== EXERCISE REQUIREMENTS ==
Retype the listing below line for line, but only from the line with "Rebuild this chart" down to the line with "p.grid.grid_line_width = 1", inclusive. Pictures stay out.
--- START SUPPLIED ENTRIES ---
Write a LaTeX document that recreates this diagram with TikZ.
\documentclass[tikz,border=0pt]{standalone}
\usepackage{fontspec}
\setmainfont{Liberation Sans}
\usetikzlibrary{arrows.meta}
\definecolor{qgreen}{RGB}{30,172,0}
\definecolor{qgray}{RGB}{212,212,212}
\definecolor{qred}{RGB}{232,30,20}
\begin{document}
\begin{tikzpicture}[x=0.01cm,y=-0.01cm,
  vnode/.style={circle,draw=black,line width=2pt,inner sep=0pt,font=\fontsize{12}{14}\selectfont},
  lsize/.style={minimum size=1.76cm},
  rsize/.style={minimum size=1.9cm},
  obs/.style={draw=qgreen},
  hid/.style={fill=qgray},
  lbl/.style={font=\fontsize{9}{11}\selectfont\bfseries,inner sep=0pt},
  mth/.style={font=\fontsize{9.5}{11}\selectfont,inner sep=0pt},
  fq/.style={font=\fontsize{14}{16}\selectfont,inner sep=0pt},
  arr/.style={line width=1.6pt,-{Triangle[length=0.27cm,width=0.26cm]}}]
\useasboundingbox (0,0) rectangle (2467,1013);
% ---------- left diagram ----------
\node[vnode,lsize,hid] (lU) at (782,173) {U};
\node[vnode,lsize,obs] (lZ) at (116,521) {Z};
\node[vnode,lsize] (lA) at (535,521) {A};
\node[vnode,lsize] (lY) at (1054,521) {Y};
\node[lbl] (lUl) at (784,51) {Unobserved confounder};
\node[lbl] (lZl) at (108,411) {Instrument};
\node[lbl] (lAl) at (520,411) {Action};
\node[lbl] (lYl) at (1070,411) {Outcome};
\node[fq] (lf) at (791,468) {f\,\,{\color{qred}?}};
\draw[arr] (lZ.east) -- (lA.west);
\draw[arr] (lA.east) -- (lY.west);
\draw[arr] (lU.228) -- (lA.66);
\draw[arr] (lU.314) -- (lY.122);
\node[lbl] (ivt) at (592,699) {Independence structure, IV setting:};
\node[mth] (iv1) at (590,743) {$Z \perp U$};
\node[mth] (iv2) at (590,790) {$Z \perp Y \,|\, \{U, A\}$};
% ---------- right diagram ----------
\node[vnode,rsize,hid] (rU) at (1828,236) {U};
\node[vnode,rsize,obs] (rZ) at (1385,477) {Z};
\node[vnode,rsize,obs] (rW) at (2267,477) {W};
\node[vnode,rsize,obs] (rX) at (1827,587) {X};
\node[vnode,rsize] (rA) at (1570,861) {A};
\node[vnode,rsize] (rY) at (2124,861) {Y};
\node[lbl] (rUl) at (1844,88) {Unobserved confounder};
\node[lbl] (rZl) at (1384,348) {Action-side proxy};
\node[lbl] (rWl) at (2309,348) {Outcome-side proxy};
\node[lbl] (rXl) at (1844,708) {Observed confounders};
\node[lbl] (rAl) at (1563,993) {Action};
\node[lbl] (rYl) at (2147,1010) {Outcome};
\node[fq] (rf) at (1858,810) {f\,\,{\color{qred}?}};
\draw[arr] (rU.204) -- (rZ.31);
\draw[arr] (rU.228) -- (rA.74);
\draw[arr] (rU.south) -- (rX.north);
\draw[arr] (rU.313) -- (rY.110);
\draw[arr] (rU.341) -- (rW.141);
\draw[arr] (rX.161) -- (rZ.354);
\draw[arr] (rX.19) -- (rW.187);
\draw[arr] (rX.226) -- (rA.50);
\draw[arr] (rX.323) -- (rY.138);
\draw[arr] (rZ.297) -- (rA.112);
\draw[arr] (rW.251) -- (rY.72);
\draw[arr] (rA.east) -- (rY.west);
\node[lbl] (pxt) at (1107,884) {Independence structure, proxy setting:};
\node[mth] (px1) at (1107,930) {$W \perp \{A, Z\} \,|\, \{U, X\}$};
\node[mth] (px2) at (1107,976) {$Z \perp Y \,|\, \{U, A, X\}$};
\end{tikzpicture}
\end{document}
--- END SUPPLIED ENTRIES ---
--- START SUPPLIED ENTRIES ---
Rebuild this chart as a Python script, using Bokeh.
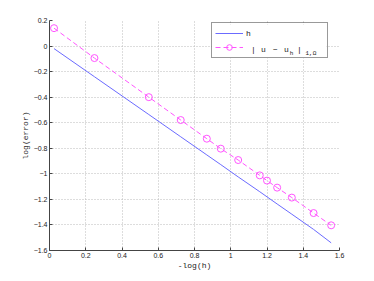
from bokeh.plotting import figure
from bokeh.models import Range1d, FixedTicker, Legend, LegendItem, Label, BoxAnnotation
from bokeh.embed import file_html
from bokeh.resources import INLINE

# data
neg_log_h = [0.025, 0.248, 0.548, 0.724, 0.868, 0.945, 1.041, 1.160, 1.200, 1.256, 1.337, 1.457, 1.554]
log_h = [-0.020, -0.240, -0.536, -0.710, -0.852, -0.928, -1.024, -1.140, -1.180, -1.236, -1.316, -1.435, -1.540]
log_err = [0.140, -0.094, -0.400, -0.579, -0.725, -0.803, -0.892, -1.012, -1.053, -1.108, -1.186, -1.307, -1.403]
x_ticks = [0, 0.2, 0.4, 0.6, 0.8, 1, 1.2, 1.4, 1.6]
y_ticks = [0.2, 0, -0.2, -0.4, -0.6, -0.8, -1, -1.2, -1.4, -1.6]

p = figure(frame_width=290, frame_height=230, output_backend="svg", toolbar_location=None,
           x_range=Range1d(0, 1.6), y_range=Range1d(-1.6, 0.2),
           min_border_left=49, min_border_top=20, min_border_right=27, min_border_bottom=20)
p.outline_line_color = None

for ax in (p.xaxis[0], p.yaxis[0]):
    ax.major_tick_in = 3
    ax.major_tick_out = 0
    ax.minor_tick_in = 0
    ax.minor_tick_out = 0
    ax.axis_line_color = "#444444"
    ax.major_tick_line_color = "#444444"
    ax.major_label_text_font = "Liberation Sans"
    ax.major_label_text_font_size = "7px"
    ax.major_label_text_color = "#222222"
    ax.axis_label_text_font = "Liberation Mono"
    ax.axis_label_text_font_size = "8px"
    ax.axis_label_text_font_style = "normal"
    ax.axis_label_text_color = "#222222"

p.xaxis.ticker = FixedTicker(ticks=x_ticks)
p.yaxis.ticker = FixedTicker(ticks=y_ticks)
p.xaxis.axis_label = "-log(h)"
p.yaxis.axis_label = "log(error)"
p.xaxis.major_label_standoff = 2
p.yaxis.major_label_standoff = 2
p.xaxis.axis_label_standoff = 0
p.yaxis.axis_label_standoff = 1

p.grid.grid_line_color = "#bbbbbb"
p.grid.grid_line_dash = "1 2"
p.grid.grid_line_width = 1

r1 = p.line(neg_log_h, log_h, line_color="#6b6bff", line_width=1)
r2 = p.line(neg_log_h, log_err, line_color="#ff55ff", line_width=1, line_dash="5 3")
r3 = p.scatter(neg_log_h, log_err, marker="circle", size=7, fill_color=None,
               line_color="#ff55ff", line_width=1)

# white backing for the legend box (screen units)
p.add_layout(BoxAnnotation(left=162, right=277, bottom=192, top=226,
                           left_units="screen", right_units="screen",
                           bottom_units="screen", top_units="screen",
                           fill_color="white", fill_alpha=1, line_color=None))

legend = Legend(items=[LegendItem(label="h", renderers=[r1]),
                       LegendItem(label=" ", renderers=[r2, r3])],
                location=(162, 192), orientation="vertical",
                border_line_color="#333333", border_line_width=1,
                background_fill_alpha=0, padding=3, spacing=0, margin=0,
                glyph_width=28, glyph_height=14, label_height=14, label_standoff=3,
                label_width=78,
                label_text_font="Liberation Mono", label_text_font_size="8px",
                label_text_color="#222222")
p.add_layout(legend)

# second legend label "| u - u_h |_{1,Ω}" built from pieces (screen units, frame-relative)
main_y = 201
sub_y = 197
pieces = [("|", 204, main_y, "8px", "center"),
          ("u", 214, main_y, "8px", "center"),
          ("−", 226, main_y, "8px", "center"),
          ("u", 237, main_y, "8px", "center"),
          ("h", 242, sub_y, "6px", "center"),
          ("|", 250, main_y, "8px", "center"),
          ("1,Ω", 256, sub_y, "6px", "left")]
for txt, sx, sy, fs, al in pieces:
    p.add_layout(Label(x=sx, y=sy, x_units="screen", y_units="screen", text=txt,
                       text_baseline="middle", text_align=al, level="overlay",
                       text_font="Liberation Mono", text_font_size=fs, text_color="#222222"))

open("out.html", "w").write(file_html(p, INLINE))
--- END SUPPLIED ENTRIES ---
--- START SUPPLIED ENTRIES ---
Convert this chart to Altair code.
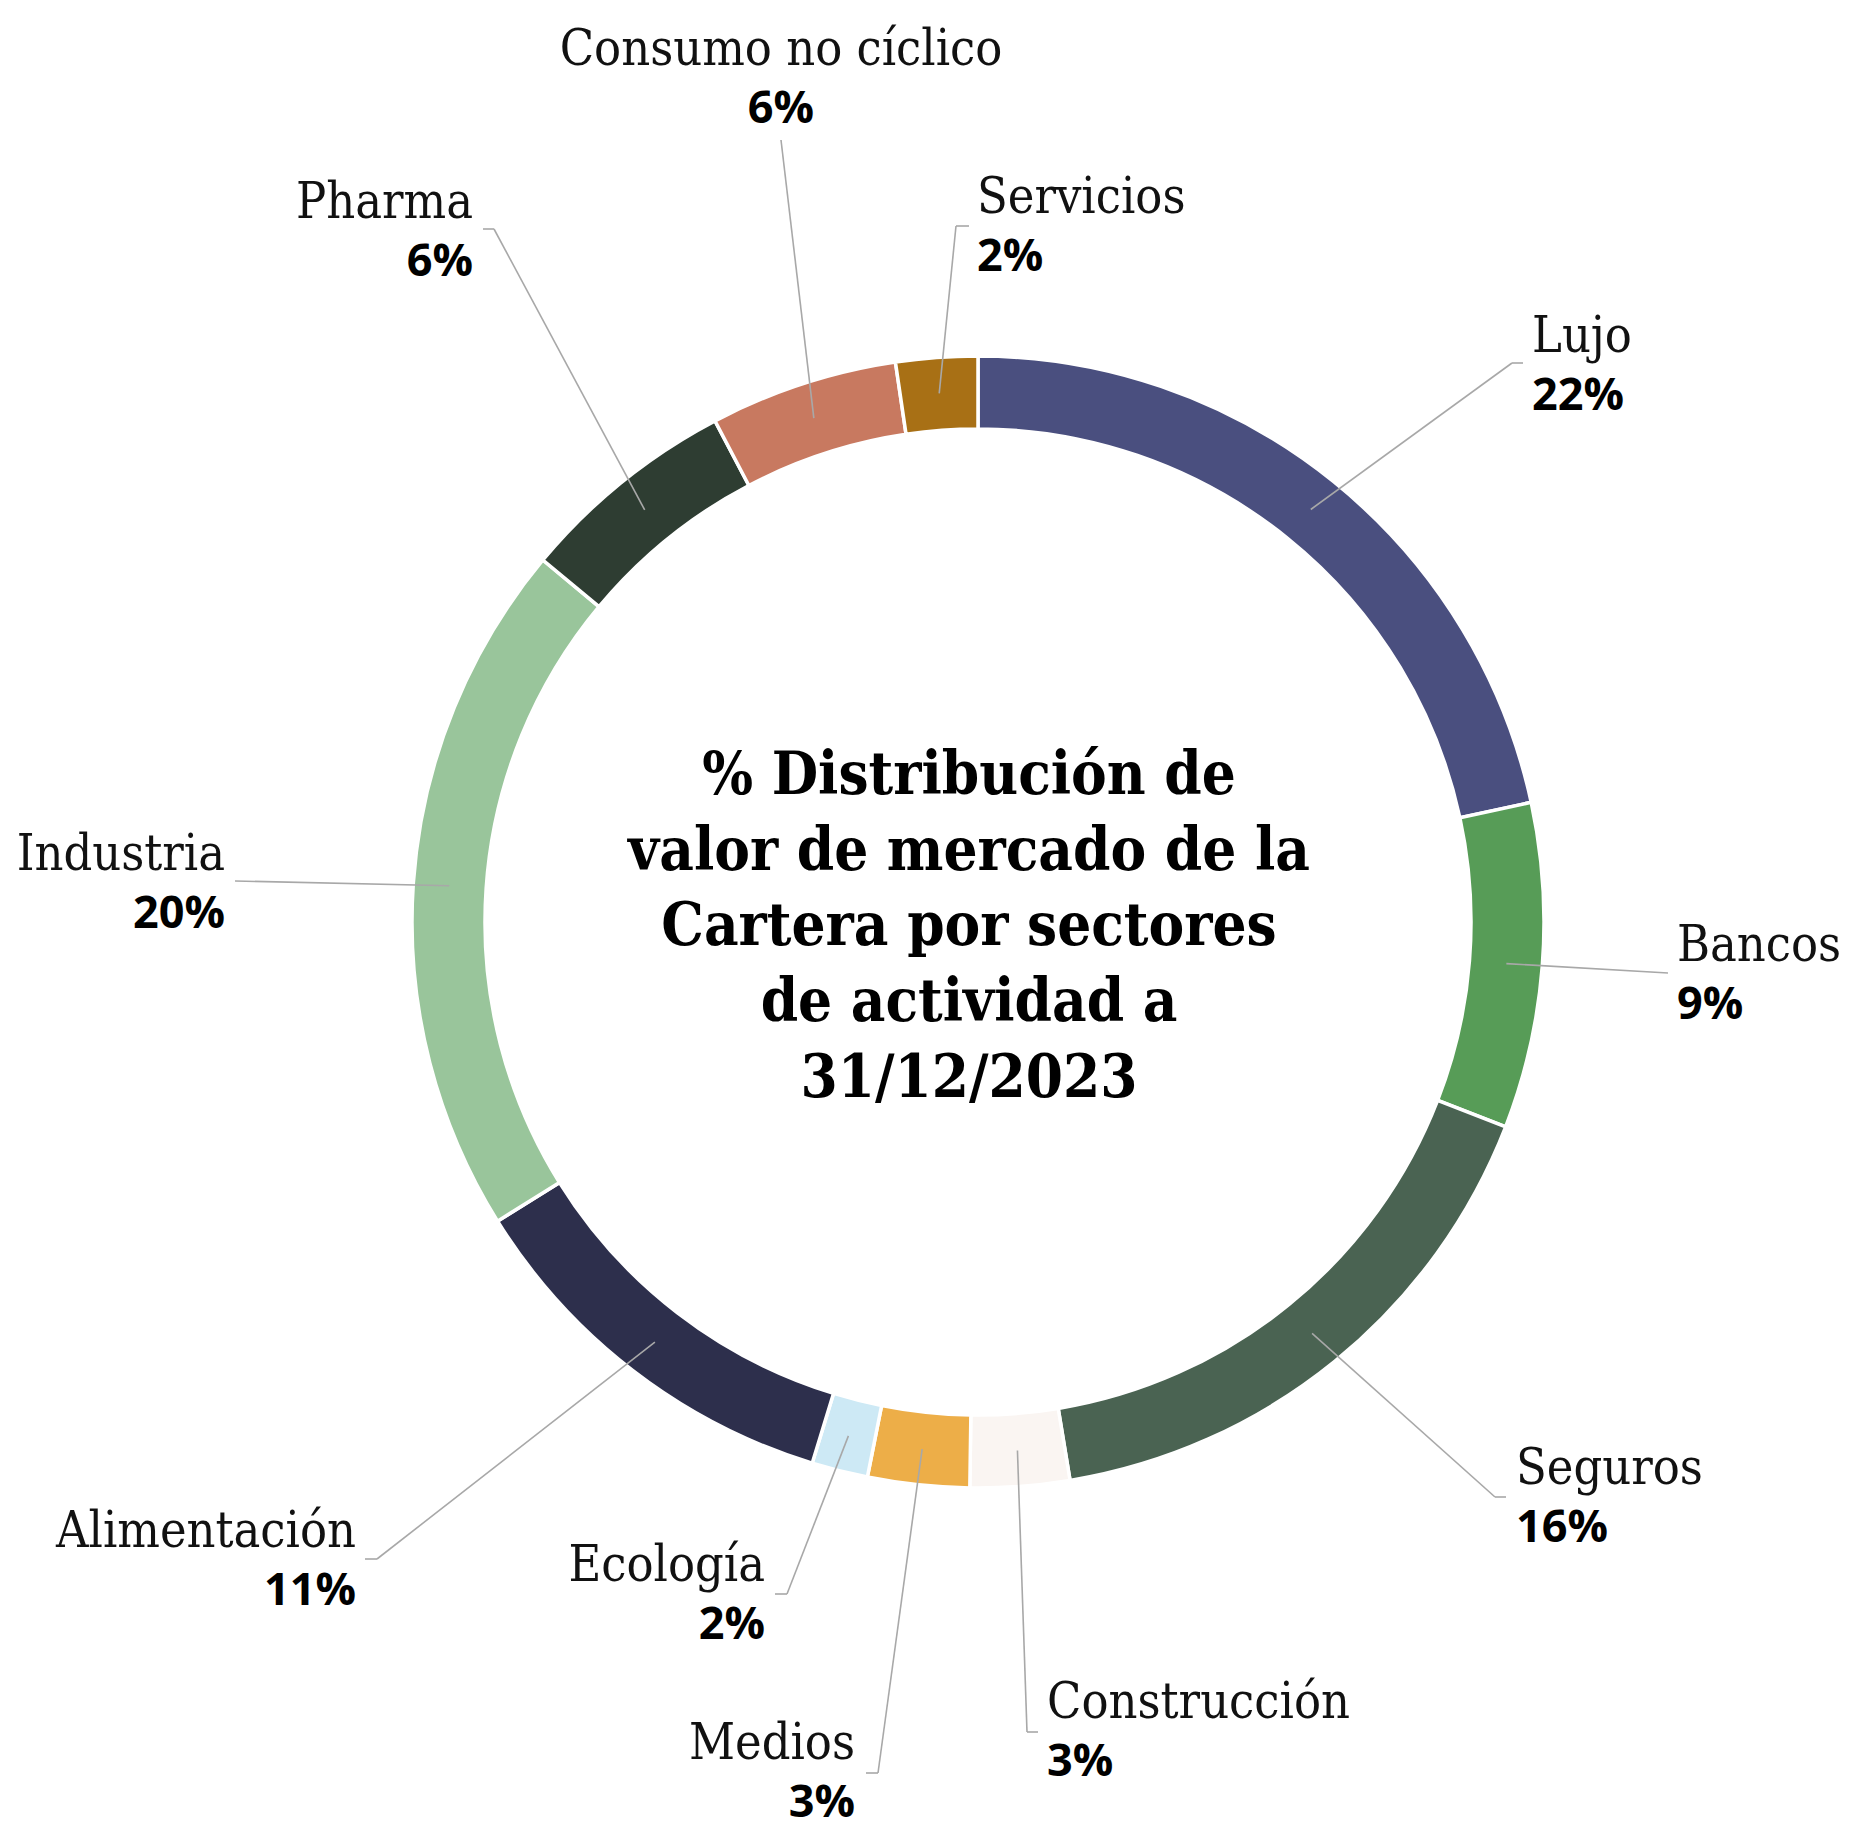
--- END SUPPLIED ENTRIES ---
== SOLUTION ==
Rebuild this chart as a Python script, using Bokeh.
from bokeh.plotting import figure
from bokeh.models import Range1d, FixedTicker, Legend, LegendItem, Label, BoxAnnotation
from bokeh.embed import file_html
from bokeh.resources import INLINE

# data
neg_log_h = [0.025, 0.248, 0.548, 0.724, 0.868, 0.945, 1.041, 1.160, 1.200, 1.256, 1.337, 1.457, 1.554]
log_h = [-0.020, -0.240, -0.536, -0.710, -0.852, -0.928, -1.024, -1.140, -1.180, -1.236, -1.316, -1.435, -1.540]
log_err = [0.140, -0.094, -0.400, -0.579, -0.725, -0.803, -0.892, -1.012, -1.053, -1.108, -1.186, -1.307, -1.403]
x_ticks = [0, 0.2, 0.4, 0.6, 0.8, 1, 1.2, 1.4, 1.6]
y_ticks = [0.2, 0, -0.2, -0.4, -0.6, -0.8, -1, -1.2, -1.4, -1.6]

p = figure(frame_width=290, frame_height=230, output_backend="svg", toolbar_location=None,
           x_range=Range1d(0, 1.6), y_range=Range1d(-1.6, 0.2),
           min_border_left=49, min_border_top=20, min_border_right=27, min_border_bottom=20)
p.outline_line_color = None

for ax in (p.xaxis[0], p.yaxis[0]):
    ax.major_tick_in = 3
    ax.major_tick_out = 0
    ax.minor_tick_in = 0
    ax.minor_tick_out = 0
    ax.axis_line_color = "#444444"
    ax.major_tick_line_color = "#444444"
    ax.major_label_text_font = "Liberation Sans"
    ax.major_label_text_font_size = "7px"
    ax.major_label_text_color = "#222222"
    ax.axis_label_text_font = "Liberation Mono"
    ax.axis_label_text_font_size = "8px"
    ax.axis_label_text_font_style = "normal"
    ax.axis_label_text_color = "#222222"

p.xaxis.ticker = FixedTicker(ticks=x_ticks)
p.yaxis.ticker = FixedTicker(ticks=y_ticks)
p.xaxis.axis_label = "-log(h)"
p.yaxis.axis_label = "log(error)"
p.xaxis.major_label_standoff = 2
p.yaxis.major_label_standoff = 2
p.xaxis.axis_label_standoff = 0
p.yaxis.axis_label_standoff = 1

p.grid.grid_line_color = "#bbbbbb"
p.grid.grid_line_dash = "1 2"
p.grid.grid_line_width = 1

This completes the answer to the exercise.